TASK GOAL
Reproduce the complete listing without any deviation.

DATASET SECTION
^^^^^^^^^^^^^^^^
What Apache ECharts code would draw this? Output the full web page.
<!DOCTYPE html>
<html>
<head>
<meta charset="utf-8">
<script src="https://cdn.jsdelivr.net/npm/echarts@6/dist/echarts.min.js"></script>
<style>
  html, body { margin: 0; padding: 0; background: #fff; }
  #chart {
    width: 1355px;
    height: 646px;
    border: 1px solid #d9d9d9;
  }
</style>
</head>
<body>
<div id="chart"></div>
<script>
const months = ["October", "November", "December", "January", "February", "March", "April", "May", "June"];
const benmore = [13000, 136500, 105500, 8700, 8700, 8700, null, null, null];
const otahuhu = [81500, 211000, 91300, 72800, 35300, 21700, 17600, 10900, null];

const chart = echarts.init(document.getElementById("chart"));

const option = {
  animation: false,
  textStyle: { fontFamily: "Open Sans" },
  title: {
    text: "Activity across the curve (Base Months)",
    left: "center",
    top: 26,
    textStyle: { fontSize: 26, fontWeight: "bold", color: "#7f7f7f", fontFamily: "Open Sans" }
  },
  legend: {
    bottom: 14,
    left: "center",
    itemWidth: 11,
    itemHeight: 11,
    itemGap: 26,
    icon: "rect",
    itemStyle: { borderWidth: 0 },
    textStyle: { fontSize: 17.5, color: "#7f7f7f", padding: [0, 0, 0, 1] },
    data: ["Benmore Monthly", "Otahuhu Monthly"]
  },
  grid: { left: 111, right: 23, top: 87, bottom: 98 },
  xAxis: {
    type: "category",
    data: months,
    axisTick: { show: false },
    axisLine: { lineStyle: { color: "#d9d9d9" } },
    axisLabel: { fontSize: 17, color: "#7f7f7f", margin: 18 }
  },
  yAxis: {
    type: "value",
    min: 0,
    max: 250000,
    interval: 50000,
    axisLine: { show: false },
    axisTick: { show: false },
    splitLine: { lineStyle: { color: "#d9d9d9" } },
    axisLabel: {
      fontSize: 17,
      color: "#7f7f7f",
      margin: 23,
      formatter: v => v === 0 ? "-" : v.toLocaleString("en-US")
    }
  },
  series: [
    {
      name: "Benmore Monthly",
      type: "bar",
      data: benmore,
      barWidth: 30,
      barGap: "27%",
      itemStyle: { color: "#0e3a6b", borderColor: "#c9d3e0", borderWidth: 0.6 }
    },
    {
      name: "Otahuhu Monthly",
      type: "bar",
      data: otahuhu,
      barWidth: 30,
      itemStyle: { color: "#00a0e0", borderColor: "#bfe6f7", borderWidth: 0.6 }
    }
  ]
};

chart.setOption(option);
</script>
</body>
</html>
^^^^^^^^^^^^^^^^
ANSWER IN FULL
What Apache ECharts code would draw this? Output the full web page.
<!DOCTYPE html>
<html>
<head>
<meta charset="utf-8">
<script src="https://cdn.jsdelivr.net/npm/echarts@6/dist/echarts.min.js"></script>
<style>
  html, body { margin: 0; padding: 0; background: #fff; }
  #chart {
    width: 1355px;
    height: 646px;
    border: 1px solid #d9d9d9;
  }
</style>
</head>
<body>
<div id="chart"></div>
<script>
const months = ["October", "November", "December", "January", "February", "March", "April", "May", "June"];
const benmore = [13000, 136500, 105500, 8700, 8700, 8700, null, null, null];
const otahuhu = [81500, 211000, 91300, 72800, 35300, 21700, 17600, 10900, null];

const chart = echarts.init(document.getElementById("chart"));

const option = {
  animation: false,
  textStyle: { fontFamily: "Open Sans" },
  title: {
    text: "Activity across the curve (Base Months)",
    left: "center",
    top: 26,
    textStyle: { fontSize: 26, fontWeight: "bold", color: "#7f7f7f", fontFamily: "Open Sans" }
  },
  legend: {
    bottom: 14,
    left: "center",
    itemWidth: 11,
    itemHeight: 11,
    itemGap: 26,
    icon: "rect",
    itemStyle: { borderWidth: 0 },
    textStyle: { fontSize: 17.5, color: "#7f7f7f", padding: [0, 0, 0, 1] },
    data: ["Benmore Monthly", "Otahuhu Monthly"]
  },
  grid: { left: 111, right: 23, top: 87, bottom: 98 },
  xAxis: {
    type: "category",
    data: months,
    axisTick: { show: false },
    axisLine: { lineStyle: { color: "#d9d9d9" } },
    axisLabel: { fontSize: 17, color: "#7f7f7f", margin: 18 }
  },
  yAxis: {
    type: "value",
    min: 0,
    max: 250000,
    interval: 50000,
    axisLine: { show: false },
    axisTick: { show: false },
    splitLine: { lineStyle: { color: "#d9d9d9" } },
    axisLabel: {
      fontSize: 17,
      color: "#7f7f7f",
      margin: 23,
      formatter: v => v === 0 ? "-" : v.toLocaleString("en-US")
    }
  },
  series: [
    {
      name: "Benmore Monthly",
      type: "bar",
      data: benmore,
      barWidth: 30,
      barGap: "27%",
      itemStyle: { color: "#0e3a6b", borderColor: "#c9d3e0", borderWidth: 0.6 }
    },
    {
      name: "Otahuhu Monthly",
      type: "bar",
      data: otahuhu,
      barWidth: 30,
      itemStyle: { color: "#00a0e0", borderColor: "#bfe6f7", borderWidth: 0.6 }
    }
  ]
};

chart.setOption(option);
</script>
</body>
</html>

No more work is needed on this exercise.